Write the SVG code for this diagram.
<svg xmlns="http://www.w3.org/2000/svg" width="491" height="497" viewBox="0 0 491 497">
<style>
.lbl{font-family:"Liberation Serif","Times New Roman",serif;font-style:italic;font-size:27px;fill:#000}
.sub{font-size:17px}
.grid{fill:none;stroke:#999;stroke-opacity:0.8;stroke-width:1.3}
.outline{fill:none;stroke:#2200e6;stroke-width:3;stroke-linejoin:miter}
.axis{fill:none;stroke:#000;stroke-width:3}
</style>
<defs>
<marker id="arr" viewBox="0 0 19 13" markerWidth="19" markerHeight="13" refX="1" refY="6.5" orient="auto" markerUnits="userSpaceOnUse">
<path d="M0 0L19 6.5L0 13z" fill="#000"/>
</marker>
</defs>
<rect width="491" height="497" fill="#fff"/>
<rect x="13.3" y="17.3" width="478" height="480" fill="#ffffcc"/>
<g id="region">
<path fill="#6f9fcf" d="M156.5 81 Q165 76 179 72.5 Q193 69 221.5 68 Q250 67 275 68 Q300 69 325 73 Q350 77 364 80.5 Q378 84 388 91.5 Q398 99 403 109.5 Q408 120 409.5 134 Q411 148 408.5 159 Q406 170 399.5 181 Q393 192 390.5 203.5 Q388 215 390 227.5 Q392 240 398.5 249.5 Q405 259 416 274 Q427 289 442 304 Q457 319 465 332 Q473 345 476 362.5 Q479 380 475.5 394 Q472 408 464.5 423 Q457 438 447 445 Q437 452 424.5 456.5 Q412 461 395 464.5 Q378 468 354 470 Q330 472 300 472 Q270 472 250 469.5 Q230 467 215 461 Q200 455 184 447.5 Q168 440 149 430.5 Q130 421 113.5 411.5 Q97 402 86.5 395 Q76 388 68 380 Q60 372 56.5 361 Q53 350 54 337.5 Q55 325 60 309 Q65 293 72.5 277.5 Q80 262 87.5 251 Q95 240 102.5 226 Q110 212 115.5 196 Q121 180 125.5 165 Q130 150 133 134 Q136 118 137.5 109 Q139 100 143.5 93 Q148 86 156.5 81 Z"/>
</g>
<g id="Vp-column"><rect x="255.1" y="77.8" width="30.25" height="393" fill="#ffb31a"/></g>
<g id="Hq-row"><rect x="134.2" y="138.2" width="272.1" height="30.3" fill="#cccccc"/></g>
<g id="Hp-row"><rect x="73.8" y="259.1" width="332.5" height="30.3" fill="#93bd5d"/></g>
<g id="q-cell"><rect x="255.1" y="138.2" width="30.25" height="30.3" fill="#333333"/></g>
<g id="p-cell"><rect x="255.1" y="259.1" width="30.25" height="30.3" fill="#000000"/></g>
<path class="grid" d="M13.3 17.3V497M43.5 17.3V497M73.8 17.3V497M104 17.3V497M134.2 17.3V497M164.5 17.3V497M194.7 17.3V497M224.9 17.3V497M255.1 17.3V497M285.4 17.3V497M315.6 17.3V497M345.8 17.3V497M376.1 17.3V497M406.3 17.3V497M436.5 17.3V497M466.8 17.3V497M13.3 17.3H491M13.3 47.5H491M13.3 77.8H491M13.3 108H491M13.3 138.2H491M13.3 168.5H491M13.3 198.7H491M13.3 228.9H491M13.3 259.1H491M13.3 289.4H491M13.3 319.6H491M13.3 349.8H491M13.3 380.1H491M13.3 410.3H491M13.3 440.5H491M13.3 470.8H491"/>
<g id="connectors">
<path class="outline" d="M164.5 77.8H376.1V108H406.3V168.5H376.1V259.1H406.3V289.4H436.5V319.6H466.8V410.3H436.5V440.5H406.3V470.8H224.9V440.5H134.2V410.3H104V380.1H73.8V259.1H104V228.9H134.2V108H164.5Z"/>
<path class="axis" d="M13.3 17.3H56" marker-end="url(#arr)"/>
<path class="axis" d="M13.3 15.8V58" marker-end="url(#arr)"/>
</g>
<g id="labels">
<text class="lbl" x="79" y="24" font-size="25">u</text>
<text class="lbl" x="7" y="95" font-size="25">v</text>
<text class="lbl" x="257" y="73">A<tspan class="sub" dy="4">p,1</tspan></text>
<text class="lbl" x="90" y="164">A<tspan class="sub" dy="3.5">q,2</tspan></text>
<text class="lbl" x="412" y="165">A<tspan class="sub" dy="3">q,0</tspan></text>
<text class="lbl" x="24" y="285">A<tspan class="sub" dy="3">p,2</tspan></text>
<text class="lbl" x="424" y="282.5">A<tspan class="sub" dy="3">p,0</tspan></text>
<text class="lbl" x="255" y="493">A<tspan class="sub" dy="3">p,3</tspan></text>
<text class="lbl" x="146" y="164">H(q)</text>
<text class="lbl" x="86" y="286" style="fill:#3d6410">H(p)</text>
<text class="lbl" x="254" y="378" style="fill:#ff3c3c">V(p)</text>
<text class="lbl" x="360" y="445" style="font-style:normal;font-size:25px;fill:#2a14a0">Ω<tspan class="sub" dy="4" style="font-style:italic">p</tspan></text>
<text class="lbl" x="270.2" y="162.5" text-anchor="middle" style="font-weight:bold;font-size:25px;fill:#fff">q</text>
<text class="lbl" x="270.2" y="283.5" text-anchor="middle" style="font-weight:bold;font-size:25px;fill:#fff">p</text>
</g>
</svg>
--------------------
SHORT EXERCISE:
Type the whole listing again, unaltered.

REPLY TO THE EXERCISE:
Write the SVG code for this diagram.
<svg xmlns="http://www.w3.org/2000/svg" width="491" height="497" viewBox="0 0 491 497">
<style>
.lbl{font-family:"Liberation Serif","Times New Roman",serif;font-style:italic;font-size:27px;fill:#000}
.sub{font-size:17px}
.grid{fill:none;stroke:#999;stroke-opacity:0.8;stroke-width:1.3}
.outline{fill:none;stroke:#2200e6;stroke-width:3;stroke-linejoin:miter}
.axis{fill:none;stroke:#000;stroke-width:3}
</style>
<defs>
<marker id="arr" viewBox="0 0 19 13" markerWidth="19" markerHeight="13" refX="1" refY="6.5" orient="auto" markerUnits="userSpaceOnUse">
<path d="M0 0L19 6.5L0 13z" fill="#000"/>
</marker>
</defs>
<rect width="491" height="497" fill="#fff"/>
<rect x="13.3" y="17.3" width="478" height="480" fill="#ffffcc"/>
<g id="region">
<path fill="#6f9fcf" d="M156.5 81 Q165 76 179 72.5 Q193 69 221.5 68 Q250 67 275 68 Q300 69 325 73 Q350 77 364 80.5 Q378 84 388 91.5 Q398 99 403 109.5 Q408 120 409.5 134 Q411 148 408.5 159 Q406 170 399.5 181 Q393 192 390.5 203.5 Q388 215 390 227.5 Q392 240 398.5 249.5 Q405 259 416 274 Q427 289 442 304 Q457 319 465 332 Q473 345 476 362.5 Q479 380 475.5 394 Q472 408 464.5 423 Q457 438 447 445 Q437 452 424.5 456.5 Q412 461 395 464.5 Q378 468 354 470 Q330 472 300 472 Q270 472 250 469.5 Q230 467 215 461 Q200 455 184 447.5 Q168 440 149 430.5 Q130 421 113.5 411.5 Q97 402 86.5 395 Q76 388 68 380 Q60 372 56.5 361 Q53 350 54 337.5 Q55 325 60 309 Q65 293 72.5 277.5 Q80 262 87.5 251 Q95 240 102.5 226 Q110 212 115.5 196 Q121 180 125.5 165 Q130 150 133 134 Q136 118 137.5 109 Q139 100 143.5 93 Q148 86 156.5 81 Z"/>
</g>
<g id="Vp-column"><rect x="255.1" y="77.8" width="30.25" height="393" fill="#ffb31a"/></g>
<g id="Hq-row"><rect x="134.2" y="138.2" width="272.1" height="30.3" fill="#cccccc"/></g>
<g id="Hp-row"><rect x="73.8" y="259.1" width="332.5" height="30.3" fill="#93bd5d"/></g>
<g id="q-cell"><rect x="255.1" y="138.2" width="30.25" height="30.3" fill="#333333"/></g>
<g id="p-cell"><rect x="255.1" y="259.1" width="30.25" height="30.3" fill="#000000"/></g>
<path class="grid" d="M13.3 17.3V497M43.5 17.3V497M73.8 17.3V497M104 17.3V497M134.2 17.3V497M164.5 17.3V497M194.7 17.3V497M224.9 17.3V497M255.1 17.3V497M285.4 17.3V497M315.6 17.3V497M345.8 17.3V497M376.1 17.3V497M406.3 17.3V497M436.5 17.3V497M466.8 17.3V497M13.3 17.3H491M13.3 47.5H491M13.3 77.8H491M13.3 108H491M13.3 138.2H491M13.3 168.5H491M13.3 198.7H491M13.3 228.9H491M13.3 259.1H491M13.3 289.4H491M13.3 319.6H491M13.3 349.8H491M13.3 380.1H491M13.3 410.3H491M13.3 440.5H491M13.3 470.8H491"/>
<g id="connectors">
<path class="outline" d="M164.5 77.8H376.1V108H406.3V168.5H376.1V259.1H406.3V289.4H436.5V319.6H466.8V410.3H436.5V440.5H406.3V470.8H224.9V440.5H134.2V410.3H104V380.1H73.8V259.1H104V228.9H134.2V108H164.5Z"/>
<path class="axis" d="M13.3 17.3H56" marker-end="url(#arr)"/>
<path class="axis" d="M13.3 15.8V58" marker-end="url(#arr)"/>
</g>
<g id="labels">
<text class="lbl" x="79" y="24" font-size="25">u</text>
<text class="lbl" x="7" y="95" font-size="25">v</text>
<text class="lbl" x="257" y="73">A<tspan class="sub" dy="4">p,1</tspan></text>
<text class="lbl" x="90" y="164">A<tspan class="sub" dy="3.5">q,2</tspan></text>
<text class="lbl" x="412" y="165">A<tspan class="sub" dy="3">q,0</tspan></text>
<text class="lbl" x="24" y="285">A<tspan class="sub" dy="3">p,2</tspan></text>
<text class="lbl" x="424" y="282.5">A<tspan class="sub" dy="3">p,0</tspan></text>
<text class="lbl" x="255" y="493">A<tspan class="sub" dy="3">p,3</tspan></text>
<text class="lbl" x="146" y="164">H(q)</text>
<text class="lbl" x="86" y="286" style="fill:#3d6410">H(p)</text>
<text class="lbl" x="254" y="378" style="fill:#ff3c3c">V(p)</text>
<text class="lbl" x="360" y="445" style="font-style:normal;font-size:25px;fill:#2a14a0">Ω<tspan class="sub" dy="4" style="font-style:italic">p</tspan></text>
<text class="lbl" x="270.2" y="162.5" text-anchor="middle" style="font-weight:bold;font-size:25px;fill:#fff">q</text>
<text class="lbl" x="270.2" y="283.5" text-anchor="middle" style="font-weight:bold;font-size:25px;fill:#fff">p</text>
</g>
</svg>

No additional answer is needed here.